Lors d’une conférence intitulée « Projet 2023-2028 », qui s’est tenue en septembre dernier au Museo Reina Sofía de Madrid, son nouveau directeur Manuel Segade (né en 1977 à La Corogne) présentait les grandes orientations qu’il a souhaité définir pour les cinq années de son mandat, débuté en juin. Si à ce stade, aucune annonce sur le contenu programmatique n’a été faite, c’est parce que le calendrier des activités suit le cours initié par son prédécesseur, Manuel Borja-Villel, pour les deux prochaines années.
Ce « projet » avait donc pour vocation de rendre public le cadre philosophique et structurel que Manuel Segade souhaite donner au musée. Dans un exercice de rhétorique pour le moins acrobatique, le nouveau directeur a tenté de lier ambition et pragmatisme, de valoriser l’héritage institutionnel tout en affirmant par la même occasion sa différence.
Un musée « tentaculaire »
Dans ce premier tour d’horizon des dispositifs en place et à venir, on note avant tout un net changement de style managérial. Très empreint d'études queer, Manuel Segade a mis l’accent sur le caractère inclusif du musée, allant jusqu’à envisager d’y faire entrer les cultures « populaires » actuelles, avec par exemple des concerts de musique trap, très en vogue en Espagne.
Reste que cette présentation inaugurale était d’un genre plutôt érudit, convoquant au passage des auteurs et autrices autochtones, racisés ou féministes, comme la philosophe américaine Donna Haraway à qui Segade emprunte la notion de « pensée tentaculaire ». Le musée qu’il ambitionne sera donc « sympoétique », soucieux de toutes les manifestations du vivant. En d’autres termes, il sera « généré avec les autres et non pas construit seul ».
Pour illustrer ses propos, Manuel Segade utilise volontiers un répertoire de métaphores corporelles qu’il affectionne et dont il a fait sa marque de fabrique depuis l'emblématique exposition « Elements of Vogue » qu'il a programmée au CA2M de Madrid en 2017. « Si le musée traditionnel est fait pour l’œil, le musée contemporain est conçu pour le corps tout entier », affirme-t-il. En abordant le musée comme un corps vivant et divers, Segade rappelle que l’Espagne est un pays multiculturel : c’est par ce prisme que l’attention à la scène artistique hispanique – un des piliers de son projet – sera déployée.

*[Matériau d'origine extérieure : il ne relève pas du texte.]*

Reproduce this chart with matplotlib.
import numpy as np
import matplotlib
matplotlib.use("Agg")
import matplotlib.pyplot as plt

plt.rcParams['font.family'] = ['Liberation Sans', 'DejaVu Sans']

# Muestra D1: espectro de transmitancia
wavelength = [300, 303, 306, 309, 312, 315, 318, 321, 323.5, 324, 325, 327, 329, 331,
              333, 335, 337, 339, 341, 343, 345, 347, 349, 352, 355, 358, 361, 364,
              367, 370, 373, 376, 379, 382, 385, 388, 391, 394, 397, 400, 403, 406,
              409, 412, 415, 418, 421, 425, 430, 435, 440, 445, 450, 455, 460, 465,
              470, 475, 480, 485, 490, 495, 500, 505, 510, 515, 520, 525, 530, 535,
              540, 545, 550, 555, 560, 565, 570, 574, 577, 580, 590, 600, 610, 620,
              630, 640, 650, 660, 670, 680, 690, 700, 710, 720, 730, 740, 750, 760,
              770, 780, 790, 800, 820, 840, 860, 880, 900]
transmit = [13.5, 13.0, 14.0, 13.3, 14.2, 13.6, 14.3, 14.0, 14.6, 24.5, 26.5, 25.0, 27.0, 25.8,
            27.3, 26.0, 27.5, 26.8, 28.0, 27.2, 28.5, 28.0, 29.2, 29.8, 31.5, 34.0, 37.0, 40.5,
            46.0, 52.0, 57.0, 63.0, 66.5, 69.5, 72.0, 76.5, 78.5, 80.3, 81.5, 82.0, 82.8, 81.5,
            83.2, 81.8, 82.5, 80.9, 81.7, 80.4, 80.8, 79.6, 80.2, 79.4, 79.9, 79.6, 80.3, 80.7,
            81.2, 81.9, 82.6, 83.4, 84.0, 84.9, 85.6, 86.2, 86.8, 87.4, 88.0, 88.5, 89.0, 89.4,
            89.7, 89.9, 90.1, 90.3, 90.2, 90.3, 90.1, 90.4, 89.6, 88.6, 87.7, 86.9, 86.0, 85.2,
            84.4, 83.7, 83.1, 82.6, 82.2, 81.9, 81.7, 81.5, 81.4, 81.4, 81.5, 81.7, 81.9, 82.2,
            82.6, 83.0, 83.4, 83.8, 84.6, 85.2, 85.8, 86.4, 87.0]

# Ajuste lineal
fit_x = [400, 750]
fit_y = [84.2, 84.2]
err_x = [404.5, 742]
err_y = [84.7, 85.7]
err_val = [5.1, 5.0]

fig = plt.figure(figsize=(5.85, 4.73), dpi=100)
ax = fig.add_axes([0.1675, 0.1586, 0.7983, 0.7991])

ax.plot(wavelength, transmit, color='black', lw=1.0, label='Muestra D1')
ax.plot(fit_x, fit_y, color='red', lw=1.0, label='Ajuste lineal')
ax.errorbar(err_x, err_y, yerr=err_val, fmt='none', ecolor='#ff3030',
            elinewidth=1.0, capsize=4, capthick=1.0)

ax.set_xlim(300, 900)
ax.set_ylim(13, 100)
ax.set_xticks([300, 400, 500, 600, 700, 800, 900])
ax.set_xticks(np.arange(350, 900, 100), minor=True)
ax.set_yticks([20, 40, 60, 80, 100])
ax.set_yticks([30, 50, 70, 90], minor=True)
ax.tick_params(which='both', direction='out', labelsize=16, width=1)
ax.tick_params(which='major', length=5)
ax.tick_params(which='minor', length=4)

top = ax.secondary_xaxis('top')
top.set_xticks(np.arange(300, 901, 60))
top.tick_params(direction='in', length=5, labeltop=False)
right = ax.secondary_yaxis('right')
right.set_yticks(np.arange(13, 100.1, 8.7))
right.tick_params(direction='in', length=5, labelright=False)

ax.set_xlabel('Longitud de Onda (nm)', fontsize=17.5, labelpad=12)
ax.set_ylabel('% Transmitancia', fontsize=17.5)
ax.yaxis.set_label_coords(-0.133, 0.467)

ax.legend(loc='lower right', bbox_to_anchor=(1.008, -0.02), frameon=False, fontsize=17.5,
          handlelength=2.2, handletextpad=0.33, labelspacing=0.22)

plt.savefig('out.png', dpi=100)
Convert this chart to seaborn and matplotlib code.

En convoquant des outils du musée tels que ceux qu’il appelle « systèmes d’écoute » et « mécanismes participatifs », le nouveau directeur entend amplifier des principes d’inclusion déjà en place. En insistant sur la visibilisation des minorités de genre et ethniques et des différentes classes sociales, Manuel Segade laisse transparaître un projet institutionnel fédérateur, dans un pays fortement marqué par des différences territoriales d’accessibilité à la culture contemporaine.
Continuité plutôt que rupture
À ce stade, Segade s’inscrit dans une politique de gestion muséale proche de celle de son prédécesseur. À titre d’exemple, il entend approfondir le travail de relecture et de réorganisation des salles de la collection initié par Manuel Borja-Villel. Rappelons que lors de son ultime mandat, l’ancien directeur a engagé une profonde révision de l’histoire de l’art au travers des 24 000 œuvres qui composent le fonds du Reina Sofía, en portant une attention particulière aux artistes et territoires peu représentés, dans une perspective décoloniale en relation avec l’Amérique latine et son histoire liée à celle de l'Espagne.
Concrètement, les différents espaces du Reina Sofía continueront d’être organisés de la même façon, et l'ouverture d’un nouveau site à Santander dédié au fonds Lafuente (collection de 13 000 pièces intégrée au musée en 2022) reste d’actualité. Dans la lignée des préoccupations actuelles, communes à beaucoup de musées, la question centrale de pratiques durables et écologiques traverse l’ensemble des mesures évoquées, tout en éludant des cas concrets.
Rien, pour l'instant, ne laisse augurer du programme du Reina Sofía à partir de 2025. Pour l’heure, l’une des premières décisions concrètes est le retour de l’autorisation de photographier (sans flash) le Guernica de Picasso, longtemps interdit pour éviter les amas de foules « à selfies ». Une polémique avait surgi après que des personnalités telles que Mick Jagger ont publié des photos de l'œuvre majeure de la collection sur leurs réseaux sociaux. Cette mesure est une invitation à se réapproprier le musée, sans distinction.